Nairn needs development
The community council and A96 presentation meeting was very interesting and very well attended – it brought together the existing planned developments by the Highland Council and criticisms from the floor. Graisg provides excellent detailed coverage here.
The blunt perception is that many people vocally oppose development because they refuse to accept change – it’s a dynamic I’ve commented on before, a struggle of interests between those who come to Nairn to retire and die, and those who come to Nairn to start their lives with young families.
And caught in the crossfire are the people who were born in Nairn and have lived here for decades, who tend to either resist change because it is change, or else are clear that change should be conditional on the grounds that any development work within the town’s existing character, not against it.
The latter is the better argument and one I think there is broadest agreement on.
The core problem is that no matter Inverness’s city status, no matter the tourist influx to the Highlands, the Highlands of Scotland are fighting population decline – young people leaving to go down south for to fulfil education and career needs, yet the region needs to support an increasing aged population (more than 40% of the people in Nairn are aged over 60!).
None of the developments shown in the A96 masterplan are anything new – expansion of East Inverness, business park at the airport, development at Whiteness, new town at Tornagrain, expansion of Cawdor…plus Delnies, Sandown, and south Nairn developments all on the table.
And there really is nothing shocking about developing these areas – the Highlands needs more amenities to retain and expand the population – and an expanding population brings more money to the table in terms of employment, expanded economy, and extra cash for Highland Council to keep and expand those very services the older folk need to keep running.
The big question is really about the character of these developments, and ensuring that infrastructure is in place to support inevitable expansion. (The issue of Nairn’s sewer treatment – and summer overspill – is a very salient point.)
Plus, of course, we want to avoid the sort of high-density housing that leads to cramped small homes and high rise flats – the latter especially as unwelcome in a tourism area.
Sandown, for all its flaws, offered a new leisure centre and a much needed business park.
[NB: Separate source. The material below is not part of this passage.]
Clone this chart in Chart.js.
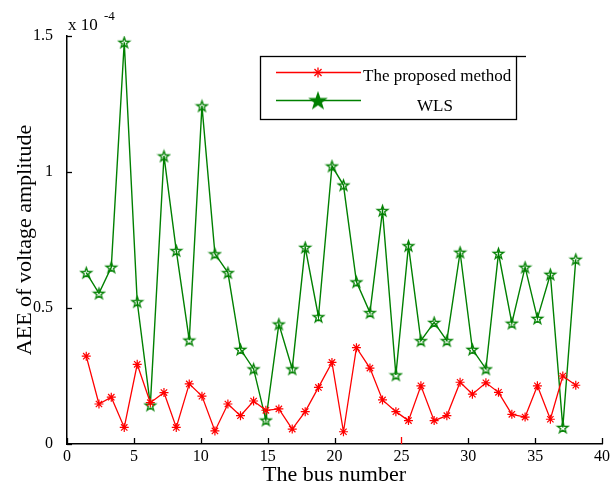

It was the developer’s insistence on fighting the original residential limits imposed by Highland Council – and supported by the community – that has seen that development rightly stalled.
The fact that most people in Nairn commute to Inverness has long been flagged as a problem, and something that was raised for addressing in the original Local Plan we’re currently working from – and yet there remains very limited opportunity to expand a business in Nairn, without being forced to Inverness for commercial space.
The shocker is that despite this need, the Highland Council are already thinking that if the Coop don’t expand in Nairn, the buildings that would otherwise formed a part of this plan would be turned into flats!
Those are prime business locations, in Nairn’s Central Business District (CBD), and the more focus is given over to turning central properties into residential property is just insane!
Instead of thinking about how to preserve the High Street and business along it, I think we should actually be thinking of *expanding* the High Street, and the business opportunities around it.
After all, compare to Inverness – the retail sector there is collapsing, not least because landlords are fighting to maintain over-priced lease terms – and yet in this economic downturn, this financial crisis, there is only one shop on the High Street that remains empty – and that’s because it’s not advertised on the open market!
There is a real demand for more retail and office space in Nairn’s centre, and a whole string of derelict buildings that could easily be used for commercial purposes – increasing employment within Nairn and bringing extra strength to its economy – but so far the HC’s fawning to the Coop based on an outdated local plan is proving a complete albatross around the neck of Nairn.
It’s understandable but genuinely sad to see objections to development on the grounds that it is change – we should be more focused on embracing development under our own conditions – in other words, ensure the character and desirability of the town is expanded upon, and developer push for profit is not left unchecked.
It is said that Nairn is the second largest town in the Highlands, yet we are dependent on the largest still for much of our retail, business, employment, and leisure needs.
Nairn does not become a stronger place resisting inevitable change – that’s why we should seek to harness change for our own betterment, as a town and people, instead of letting ourselves be led by the opposing forces of fear and greed who would otherwise see the town decline.
Nairn needs development – but we can still ensure it is on our terms.